5. Hash-based Partitioning
Hash partitioning uses a hash function to map data into different partitions. The hash value determines which partition the data belongs to, enabling even distribution and faster lookup. It helps with load balancing by spreading data randomly across partitions and improves data retrieval performance by reducing hotspots.

Advantages
Hash-based partitioning distributes data across partitions using a hash function applied to a specific key.
- Even Distribution: Randomized hashing spreads data uniformly across partitions.
- Scalability: Supports parallel processing across multiple nodes.
- Simplicity: Easy to implement and doesn’t rely on data order.
Disadvantages
Although effective for distribution, it can introduce limitations in query flexibility.
- Inefficient Lookups: Poor performance for key-based or range queries.

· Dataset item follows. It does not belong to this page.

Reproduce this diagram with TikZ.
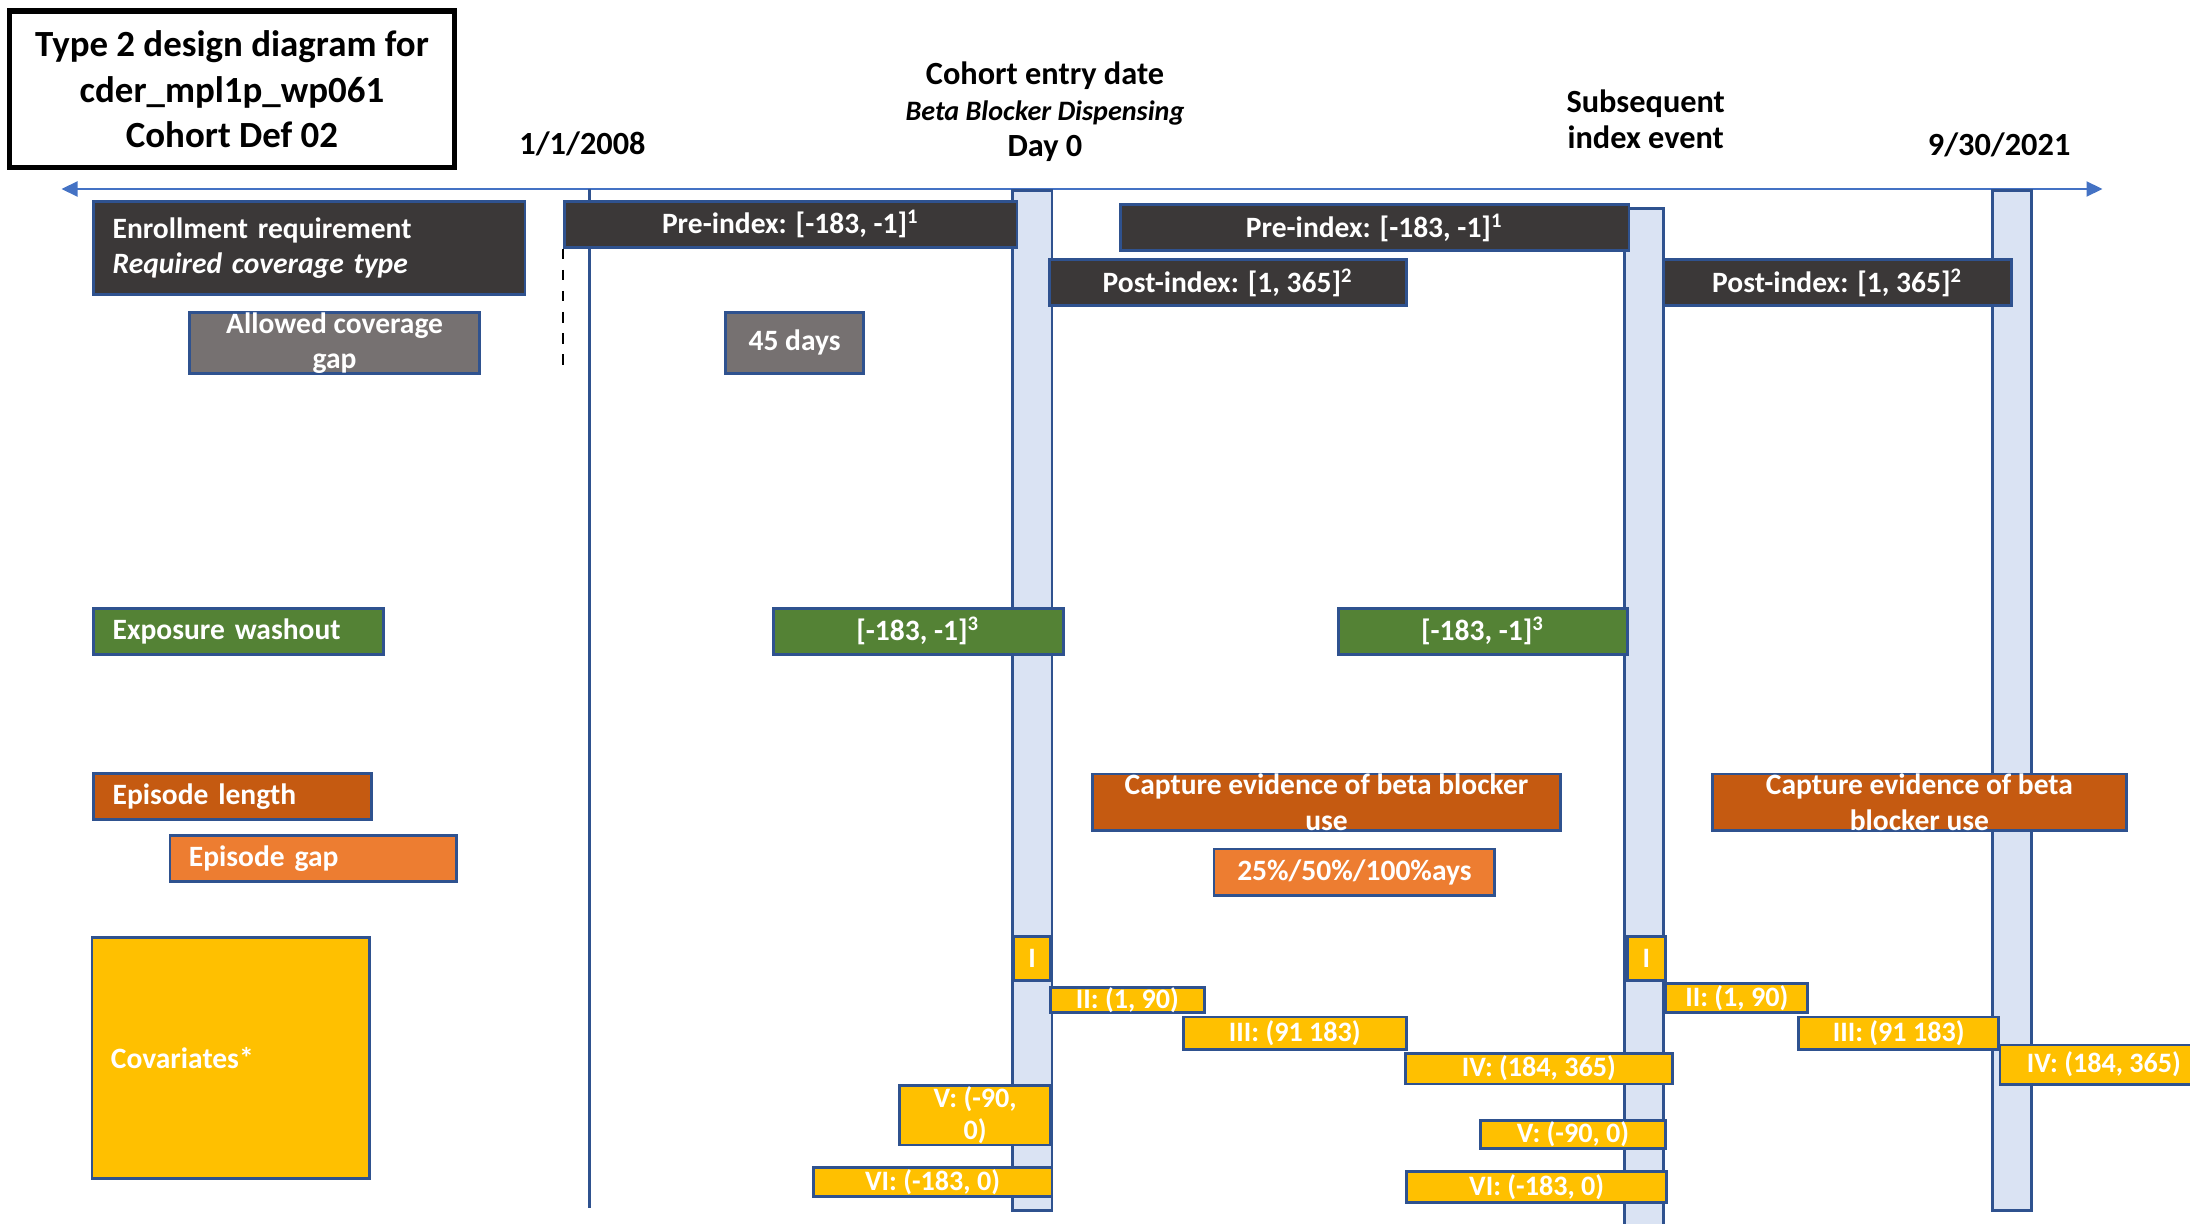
\documentclass[tikz,border=0pt]{standalone}
\usepackage{fontspec}
\setmainfont{Carlito}
\usetikzlibrary{arrows.meta}

\definecolor{edge}{HTML}{2F528F}
\definecolor{axisblue}{HTML}{4472C4}
\definecolor{barblue}{HTML}{DAE3F3}
\definecolor{darkbox}{HTML}{3B3838}
\definecolor{graybox}{HTML}{767171}
\definecolor{greenbox}{HTML}{548235}
\definecolor{rustbox}{HTML}{C55A11}
\definecolor{orangebox}{HTML}{ED7D31}
\definecolor{goldbox}{HTML}{FFC000}

\tikzset{
  box/.style={draw=edge, line width=0.8pt, fill=#1, text=white, inner sep=0pt,
    anchor=north west, align=center, font=\bfseries\fontsize{8.4}{10.1}\selectfont},
  lbox/.style={box=#1, align=left, inner xsep=0.19cm},
  cov/.style={box=goldbox, font=\bfseries\fontsize{8}{9.2}\selectfont},
  bar/.style={draw=edge, line width=0.8pt, fill=barblue, anchor=north west,
    minimum width=0.391cm, inner sep=0pt},
  date/.style={font=\bfseries\fontsize{9.2}{10.3}\selectfont, align=center},
}

\begin{document}
\begin{tikzpicture}
    \useasboundingbox (0,0) rectangle (21.90,12.23);

    % Title
    \node[draw, line width=1.6pt, minimum width=4.449cm, minimum height=1.565cm, align=center,
      font=\bfseries\fontsize{10.5}{12.9}\selectfont] (title) at (2.32,11.336)
      {Type 2 design diagram for\\cder\_mpl1p\_wp061\\Cohort Def 02};

    % Timeline
    \coordinate (tl-w) at (0.615,10.340);
    \coordinate (tl-e) at (21.025,10.340);
    \draw[axisblue, line width=0.6pt, {Triangle[length=0.16cm,width=0.15cm]}-{Triangle[length=0.16cm,width=0.15cm]}] (tl-w) -- (tl-e);

    % Dates
    \node[date] (d-start) at (5.825,10.791) {1/1/2008};
    \node[date] (d-entry) at (10.450,11.110) {Cohort entry date\\{\itshape\fontsize{8}{10.3}\selectfont Beta Blocker Dispensing}\\Day 0};
    \node[date] (d-next) at (16.457,11.036) {Subsequent\\index event};
    \node[date] (d-end) at (19.991,10.777) {9/30/2021};

    % Study start
    \coordinate (start-top) at (5.895,10.340);
    \coordinate (start-bot) at (5.895,0.146);
    \draw[edge, line width=0.7pt] (start-top) -- (start-bot);

    % Index days
    \node[bar, minimum height=10.203cm] (idx1) at (10.114,10.340) {};
    \node[bar, minimum height=10.262cm] (idx2) at (16.233,10.162) {};
    \node[bar, minimum height=10.203cm] (idx3) at (19.907,10.340) {};

    % Enrollment
    \node[lbox=darkbox, text width=3.933cm, minimum height=0.936cm] (enr) at (0.922,10.232)
      {Enrollment requirement\\\textit{Required coverage type}};
    \node[box=darkbox, minimum width=4.526cm, minimum height=0.461cm] (pre1) at (5.630,10.232) {Pre-index: [-183, -1]\textsuperscript{1}};
    \node[box=darkbox, minimum width=5.085cm, minimum height=0.461cm] (pre2) at (11.190,10.196) {Pre-index: [-183, -1]\textsuperscript{1}};
    \node[box=darkbox, minimum width=3.576cm, minimum height=0.461cm] (post1) at (10.478,9.646) {Post-index: [1, 365]\textsuperscript{2}};
    \node[box=darkbox, minimum width=3.474cm, minimum height=0.461cm] (post2) at (16.624,9.646) {Post-index: [1, 365]\textsuperscript{2}};
    \coordinate (pre1-end) at (5.630,8.563);
    \draw[dashed, line width=0.5pt] (pre1.south west) -- (pre1-end);

    % Coverage gap
    \node[box=graybox, minimum width=2.904cm, minimum height=0.617cm] (gap) at (1.880,9.123) {Allowed coverage\\gap};
    \node[box=graybox, minimum width=1.383cm, minimum height=0.617cm] (gap-days) at (7.241,9.123) {45 days};

    % Washout
    \node[lbox=greenbox, text width=2.522cm, minimum height=0.460cm] (wash) at (0.922,6.161) {Exposure washout};
    \node[box=greenbox, minimum width=2.899cm, minimum height=0.460cm] (wash1) at (7.718,6.161) {[-183, -1]\textsuperscript{3}};
    \node[box=greenbox, minimum width=2.892cm, minimum height=0.460cm] (wash2) at (13.369,6.161) {[-183, -1]\textsuperscript{3}};

    % Episodes
    \node[lbox=rustbox, text width=2.400cm, minimum height=0.461cm] (ep-len) at (0.922,4.512) {Episode length};
    \node[box=rustbox, minimum width=4.680cm, minimum height=0.566cm] (cap1) at (10.911,4.505) {Capture evidence of beta blocker\\use};
    \node[box=rustbox, minimum width=4.135cm, minimum height=0.566cm] (cap2) at (17.113,4.505) {Capture evidence of beta\\blocker use};
    \node[lbox=orangebox, text width=2.482cm, minimum height=0.461cm] (ep-gap) at (1.685,3.890) {Episode gap};
    \node[box=orangebox, minimum width=2.808cm, minimum height=0.465cm] (ep-gap1) at (12.126,3.754) {25\%/50\%/100\%ays};

    % Covariates
    \node[lbox=goldbox, text width=2.397cm, minimum height=2.410cm] (cov) at (0.905,2.870) {Covariates*};
    \node[cov, minimum width=0.367cm, minimum height=0.440cm] (c1-i) at (10.124,2.877) {I};
    \node[cov, minimum width=1.537cm, minimum height=0.251cm] (c1-ii) at (10.491,2.367) {II: (1, 90)};
    \node[cov, minimum width=2.230cm, minimum height=0.321cm] (c1-iii) at (11.819,2.074) {III: (91 183)};
    \node[cov, minimum width=2.668cm, minimum height=0.307cm] (c1-iv) at (14.040,1.711) {IV: (184, 365)};
    \node[cov, minimum width=1.509cm, minimum height=0.595cm] (c1-v) at (8.983,1.389) {V: (-90,\\0)};
    \node[cov, minimum width=2.389cm, minimum height=0.293cm] (c1-vi) at (8.117,0.571) {VI: (-183, 0)};

    \node[cov, minimum width=0.377cm, minimum height=0.440cm] (c2-i) at (16.261,2.877) {I};
    \node[cov, minimum width=1.418cm, minimum height=0.288cm] (c2-ii) at (16.645,2.409) {II: (1, 90)};
    \node[cov, minimum width=1.996cm, minimum height=0.321cm] (c2-iii) at (17.974,2.074) {III: (91 183)};
    \node[cov, minimum width=2.080cm, minimum height=0.391cm] (c2-iv) at (19.985,1.794) {IV: (184, 365)};
    \node[cov, minimum width=1.844cm, minimum height=0.279cm] (c2-v) at (14.794,1.040) {V: (-90, 0)};
    \node[cov, minimum width=2.598cm, minimum height=0.313cm] (c2-vi) at (14.054,0.529) {VI: (-183, 0)};
\end{tikzpicture}
\end{document}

- Possible Imbalances: Hashing may not always ensure perfect load distribution.
- Maintenance Overhead: Scaling may require repartitioning and rehashing data.
6. Round-Robin Partitioning
Data is cyclically and equally distributed among partitions in round-robin partitioning. Regardless of the properties of the data, each split is sequentially assigned the next accessible data item. Implementing round-robin partitioning is simple and can offer a minimal degree of load balancing.

Advantages
Round-robin partitioning distributes records sequentially across partitions without using any specific key.
- Even Data Distribution: Ensures near-uniform distribution of records across partitions.
- Simple Implementation: Very easy to implement; no hashing or key logic required.
- Good Load Balancing: Works well for write-heavy workloads and parallel processing.
Disadvantages
Because it does not use a partitioning key, it can make data retrieval less efficient.
- Inefficient Lookups: Poor performance for key-based or range queries.
- No Data Locality: Related records may be spread across different partitions.
- Limited Query Optimization: Not suitable for analytical queries that depend on grouping or ranges.